→ INFORMATION SUPPLIED
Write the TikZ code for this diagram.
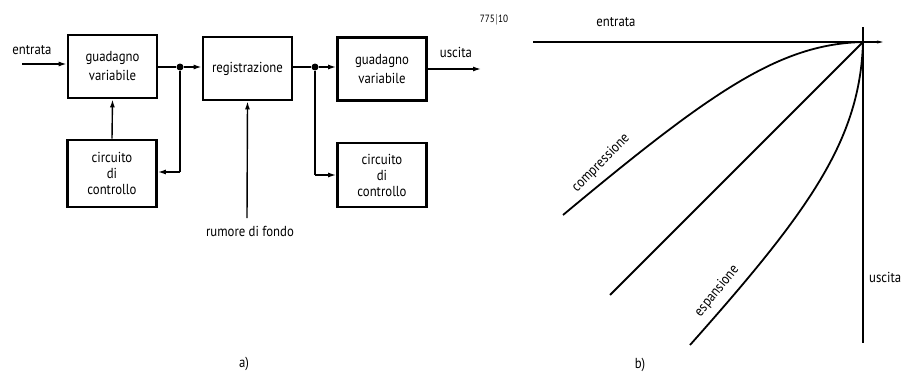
\documentclass[tikz,border=0pt]{standalone}
\usepackage{fontspec}
\setmainfont{PT Sans}[FakeStretch=0.88]
\usetikzlibrary{arrows.meta}
\begin{document}
\begin{tikzpicture}[x=1pt,y=-1pt,
  every node/.style={font=\fontsize{14.5}{16}\selectfont, inner sep=0pt},
  blk/.style={draw, line width=2.8pt, align=center, minimum width=89pt, minimum height=63pt},
  conn/.style={line width=1.4pt},
  arr/.style={conn, -{Latex[length=8pt,width=5pt]}},
  dot/.style={circle, fill, minimum size=7pt},
  curve/.style={line width=1.8pt},
  axis/.style={line width=1.2pt},
  lbl/.style={font=\fontsize{14.5}{16}\selectfont}
]
\useasboundingbox (0,0) rectangle (909,372);
% left diagram
\node[blk] (b1) at (112.5,66.5) {guadagno\\[3pt]variabile};
\node[blk] (b2) at (247.5,68.5) {registrazione};
\node[blk] (b3) at (382,69) {guadagno\\[3pt]variabile};
\node[blk, minimum height=67pt] (b4) at (112,173.5) {circuito\\di\\controllo};
\node[blk, minimum height=64pt] (b5) at (382,175) {circuito\\di\\controllo};

\node[dot] (d1) at (180,67) {};
\node[dot] (d2) at (315,67) {};
\coordinate (in) at (22,64);
\coordinate (out) at (481,69);
\coordinate (f1) at (180,172);
\coordinate (f2) at (315,175);
\coordinate (nz) at (247,218);

\draw[arr] (in) -- (b1.west |- in);
\draw[conn] (b1.east |- d1) -- (d1);
\draw[arr] (d1) -- (b2.west |- d1);
\draw[conn] (d1) -- (f1);
\draw[arr] (f1) -- (b4.east |- f1);
\draw[arr] (b4.north) -- (b1.south);
\draw[arr] (nz) -- (b2.south);
\draw[conn] (b2.east |- d2) -- (d2);
\draw[arr] (d2) -- (b3.west |- d2);
\draw[conn] (d2) -- (f2);
\draw[arr] (f2) -- (b5.west |- f2);
\draw[arr] (b3.east |- out) -- (out);

\node[lbl] (tin) at (32,50) {entrata};
\node[lbl] (tout) at (456,52) {uscita};
\node[lbl, anchor=north] (tnz) at (250,226) {rumore di fondo};
\node[lbl] (ta) at (244,364) {a)};
\node[font=\fontsize{10.5}{12}\selectfont] (num) at (494,20) {775$|$10};

% right diagram
\coordinate (O) at (863,42);
\coordinate (hx0) at (533,42);
\coordinate (hx1) at (883,42);
\coordinate (vy0) at (863,27);
\coordinate (vy1) at (863,343);
\coordinate (cE) at (563,215);
\coordinate (sE) at (610,295);
\coordinate (eE) at (690,345);
\draw[axis, -{Stealth[length=6pt,width=3pt]}] (hx0) -- (hx1);
\draw[axis] (vy0) -- (vy1);
\draw[curve] (O) .. controls (780,44) and (713,90) .. (cE);
\draw[curve] (O) -- (sE);
\draw[curve] (O) .. controls (860,140) and (810,210) .. (eE);

\node[lbl] (tin2) at (616,22) {entrata};
\node[lbl, anchor=west] (tout2) at (869,277) {uscita};
\node[lbl, rotate=45] (tc) at (601,163) {compressione};
\node[lbl, rotate=51] (te) at (717,291) {espansione};
\node[lbl] (tb) at (640,365) {b)};
\end{tikzpicture}
\end{document}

→ THE REQUEST
Leave out the pictures and give the listing above again exactly.

→ PROBLEM SOLUTION
Write the TikZ code for this diagram.
\documentclass[tikz,border=0pt]{standalone}
\usepackage{fontspec}
\setmainfont{PT Sans}[FakeStretch=0.88]
\usetikzlibrary{arrows.meta}
\begin{document}
\begin{tikzpicture}[x=1pt,y=-1pt,
  every node/.style={font=\fontsize{14.5}{16}\selectfont, inner sep=0pt},
  blk/.style={draw, line width=2.8pt, align=center, minimum width=89pt, minimum height=63pt},
  conn/.style={line width=1.4pt},
  arr/.style={conn, -{Latex[length=8pt,width=5pt]}},
  dot/.style={circle, fill, minimum size=7pt},
  curve/.style={line width=1.8pt},
  axis/.style={line width=1.2pt},
  lbl/.style={font=\fontsize{14.5}{16}\selectfont}
]
\useasboundingbox (0,0) rectangle (909,372);
% left diagram
\node[blk] (b1) at (112.5,66.5) {guadagno\\[3pt]variabile};
\node[blk] (b2) at (247.5,68.5) {registrazione};
\node[blk] (b3) at (382,69) {guadagno\\[3pt]variabile};
\node[blk, minimum height=67pt] (b4) at (112,173.5) {circuito\\di\\controllo};
\node[blk, minimum height=64pt] (b5) at (382,175) {circuito\\di\\controllo};

\node[dot] (d1) at (180,67) {};
\node[dot] (d2) at (315,67) {};
\coordinate (in) at (22,64);
\coordinate (out) at (481,69);
\coordinate (f1) at (180,172);
\coordinate (f2) at (315,175);
\coordinate (nz) at (247,218);

\draw[arr] (in) -- (b1.west |- in);
\draw[conn] (b1.east |- d1) -- (d1);
\draw[arr] (d1) -- (b2.west |- d1);
\draw[conn] (d1) -- (f1);
\draw[arr] (f1) -- (b4.east |- f1);
\draw[arr] (b4.north) -- (b1.south);
\draw[arr] (nz) -- (b2.south);
\draw[conn] (b2.east |- d2) -- (d2);
\draw[arr] (d2) -- (b3.west |- d2);
\draw[conn] (d2) -- (f2);
\draw[arr] (f2) -- (b5.west |- f2);
\draw[arr] (b3.east |- out) -- (out);

\node[lbl] (tin) at (32,50) {entrata};
\node[lbl] (tout) at (456,52) {uscita};
\node[lbl, anchor=north] (tnz) at (250,226) {rumore di fondo};
\node[lbl] (ta) at (244,364) {a)};
\node[font=\fontsize{10.5}{12}\selectfont] (num) at (494,20) {775$|$10};

% right diagram
\coordinate (O) at (863,42);
\coordinate (hx0) at (533,42);
\coordinate (hx1) at (883,42);
\coordinate (vy0) at (863,27);
\coordinate (vy1) at (863,343);
\coordinate (cE) at (563,215);
\coordinate (sE) at (610,295);
\coordinate (eE) at (690,345);
\draw[axis, -{Stealth[length=6pt,width=3pt]}] (hx0) -- (hx1);
\draw[axis] (vy0) -- (vy1);
\draw[curve] (O) .. controls (780,44) and (713,90) .. (cE);
\draw[curve] (O) -- (sE);
\draw[curve] (O) .. controls (860,140) and (810,210) .. (eE);

\node[lbl] (tin2) at (616,22) {entrata};
\node[lbl, anchor=west] (tout2) at (869,277) {uscita};
\node[lbl, rotate=45] (tc) at (601,163) {compressione};
\node[lbl, rotate=51] (te) at (717,291) {espansione};
\node[lbl] (tb) at (640,365) {b)};
\end{tikzpicture}
\end{document}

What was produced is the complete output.